Total contact hours: 19
Private study hours: 181
Total study hours: 200

Availability

Canterbury: LLM in Law (specialisation in International Criminal Justice); LLM in Law (specialisation in Human Rights); LLM in Law (Specialisation in International Law): LLM in Law (Specialisation in International Law with International Relations); LLM in Law; PG Diploma (in the above specialisations) and PG Certificate in Law.

Method of assessment

Main assessment methods

The module will be assessed by 100% coursework as follows:

Essay, 5000 words (100%)

Reassessment methods

100% Coursework.

Indicative reading

• Cassese's, International Criminal Law revised by Cassese, Gaeta, et al (OUP, 2013)
• Cryer, Friman, Robinson and Wilmshurst, An Introduction to International Criminal Law and Procedure (CUP, 2014)
• De Vos, Kendall and Stahn Contested Justice: the Politics and Practice of International Criminal Court Interventions (CUP, 2015)
• Schöbel, Critical Approaches to International Law: An Introduction (Routledge, 2014)
• Simpson, Law, War and Crime (Polity Press, 2007)
• Stover, The Witness: War Crimes and the Promise of Justice in the Hague (University of Pennsylvania Press, 2005)
• Werle and Jessberger, Principles of International Criminal Law (OUP, 2014)
• Williams, Hybrid and internationalised criminal tribunals: selected jurisdictional issues (Hart, 2012)

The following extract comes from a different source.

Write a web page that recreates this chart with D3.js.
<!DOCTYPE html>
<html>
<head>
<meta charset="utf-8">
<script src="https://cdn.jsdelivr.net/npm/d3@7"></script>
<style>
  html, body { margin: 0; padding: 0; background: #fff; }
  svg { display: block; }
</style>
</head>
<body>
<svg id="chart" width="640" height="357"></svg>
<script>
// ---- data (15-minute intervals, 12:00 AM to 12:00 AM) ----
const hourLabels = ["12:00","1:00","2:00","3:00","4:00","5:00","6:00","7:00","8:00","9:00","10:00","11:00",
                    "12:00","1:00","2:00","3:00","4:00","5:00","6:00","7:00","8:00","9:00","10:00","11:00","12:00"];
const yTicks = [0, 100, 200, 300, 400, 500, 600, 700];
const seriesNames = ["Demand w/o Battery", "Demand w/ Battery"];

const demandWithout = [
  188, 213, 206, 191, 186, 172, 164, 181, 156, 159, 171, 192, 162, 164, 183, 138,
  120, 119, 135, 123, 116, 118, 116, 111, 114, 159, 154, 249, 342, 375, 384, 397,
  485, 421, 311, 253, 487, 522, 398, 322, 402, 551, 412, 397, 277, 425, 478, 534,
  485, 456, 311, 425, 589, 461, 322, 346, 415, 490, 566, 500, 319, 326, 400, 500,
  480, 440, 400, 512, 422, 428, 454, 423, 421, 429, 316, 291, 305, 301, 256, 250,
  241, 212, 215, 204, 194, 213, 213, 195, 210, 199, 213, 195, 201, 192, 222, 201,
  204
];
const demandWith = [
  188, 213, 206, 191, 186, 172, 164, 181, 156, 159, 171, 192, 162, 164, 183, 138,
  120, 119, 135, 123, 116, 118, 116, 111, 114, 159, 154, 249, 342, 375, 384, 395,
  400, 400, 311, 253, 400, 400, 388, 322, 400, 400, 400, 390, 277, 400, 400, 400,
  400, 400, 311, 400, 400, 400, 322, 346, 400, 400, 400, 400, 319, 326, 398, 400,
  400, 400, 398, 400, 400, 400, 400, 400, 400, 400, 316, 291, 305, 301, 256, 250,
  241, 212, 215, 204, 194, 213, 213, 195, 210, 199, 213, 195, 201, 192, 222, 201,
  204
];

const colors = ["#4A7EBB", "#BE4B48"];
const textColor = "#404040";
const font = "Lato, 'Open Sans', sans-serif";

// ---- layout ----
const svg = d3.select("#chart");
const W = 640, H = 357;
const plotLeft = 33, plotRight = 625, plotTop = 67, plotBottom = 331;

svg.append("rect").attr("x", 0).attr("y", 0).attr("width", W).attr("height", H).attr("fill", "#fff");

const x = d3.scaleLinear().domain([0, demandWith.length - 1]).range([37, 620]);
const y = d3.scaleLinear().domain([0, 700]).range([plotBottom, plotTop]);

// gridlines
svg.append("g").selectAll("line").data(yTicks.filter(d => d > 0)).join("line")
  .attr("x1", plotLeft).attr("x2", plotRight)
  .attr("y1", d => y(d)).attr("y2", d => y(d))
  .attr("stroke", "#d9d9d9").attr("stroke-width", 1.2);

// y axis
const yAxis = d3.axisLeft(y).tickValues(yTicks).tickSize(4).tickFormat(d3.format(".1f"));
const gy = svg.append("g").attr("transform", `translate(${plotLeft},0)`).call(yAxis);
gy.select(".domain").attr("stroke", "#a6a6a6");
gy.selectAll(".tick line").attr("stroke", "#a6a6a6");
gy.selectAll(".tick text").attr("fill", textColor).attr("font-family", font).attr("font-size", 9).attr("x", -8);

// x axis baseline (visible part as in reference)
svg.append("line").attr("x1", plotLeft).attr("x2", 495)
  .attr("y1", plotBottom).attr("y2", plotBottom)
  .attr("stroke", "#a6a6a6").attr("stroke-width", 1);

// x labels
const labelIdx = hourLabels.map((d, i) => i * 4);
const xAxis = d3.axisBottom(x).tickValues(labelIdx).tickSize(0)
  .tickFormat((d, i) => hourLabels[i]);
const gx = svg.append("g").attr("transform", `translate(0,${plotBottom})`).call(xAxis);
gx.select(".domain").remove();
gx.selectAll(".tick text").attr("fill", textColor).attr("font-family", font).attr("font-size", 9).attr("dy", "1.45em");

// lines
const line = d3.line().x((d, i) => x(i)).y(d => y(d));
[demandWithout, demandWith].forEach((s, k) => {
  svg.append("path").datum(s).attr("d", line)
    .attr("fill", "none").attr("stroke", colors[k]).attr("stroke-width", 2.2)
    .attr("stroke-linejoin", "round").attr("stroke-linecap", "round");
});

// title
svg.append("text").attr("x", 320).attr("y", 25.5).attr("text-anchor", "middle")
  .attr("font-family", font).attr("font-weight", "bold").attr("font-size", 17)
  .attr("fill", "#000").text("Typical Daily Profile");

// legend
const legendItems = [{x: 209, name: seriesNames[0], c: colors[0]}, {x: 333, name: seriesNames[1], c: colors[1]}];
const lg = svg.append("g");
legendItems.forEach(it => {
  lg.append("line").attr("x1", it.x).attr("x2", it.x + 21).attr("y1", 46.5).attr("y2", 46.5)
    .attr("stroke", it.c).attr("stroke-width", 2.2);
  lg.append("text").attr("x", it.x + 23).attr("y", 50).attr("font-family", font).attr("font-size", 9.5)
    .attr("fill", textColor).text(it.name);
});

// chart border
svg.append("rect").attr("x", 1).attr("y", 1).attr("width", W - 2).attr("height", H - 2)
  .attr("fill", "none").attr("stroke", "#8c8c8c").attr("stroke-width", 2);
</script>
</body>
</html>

See the library reading list for this module (Canterbury)

Learning outcomes

The intended subject specific learning outcomes.
On successfully completing the module students will be able to:

1. Demonstrate a critical and systematic understanding of the main concepts, doctrines, principles and institutions of international criminal
law;
2. Critically evaluate international criminal law in the light of key contemporary theoretical and doctrinal debates;
3. Critique international criminal law and contemporary theoretical and doctrinal debate relating thereto to controversial case studies;
4. Demonstrate sophisticated independent research into international criminal law and to critically evaluate the current state of knowledge in
the field;

The intended generic learning outcomes.
On successfully completing the module students will be able to:

1. Demonstrate a critical appraisal of the functioning of law in a variety of situations taking account of their unique contexts.
2. Demonstrate comprehensive research, gathering relevant and complex information and theoretical approaches from a range of diverse
sources by electronic and other means.
3. Communicate complex academic argument regarding key points of legal controversy, synthesising this research into a well-formed
argument according to relevant academic conventions.
4. Demonstrate a systematic awareness of the limitations of present knowledge and matters needing to be resolved by further research.

Progression

Stage 1

Notes

  1. Credit level 7. Undergraduate or postgraduate masters level module.
  2. ECTS credits are recognised throughout the EU and allow you to transfer credit easily from one university to another.
  3. The named convenor is the convenor for the current academic session.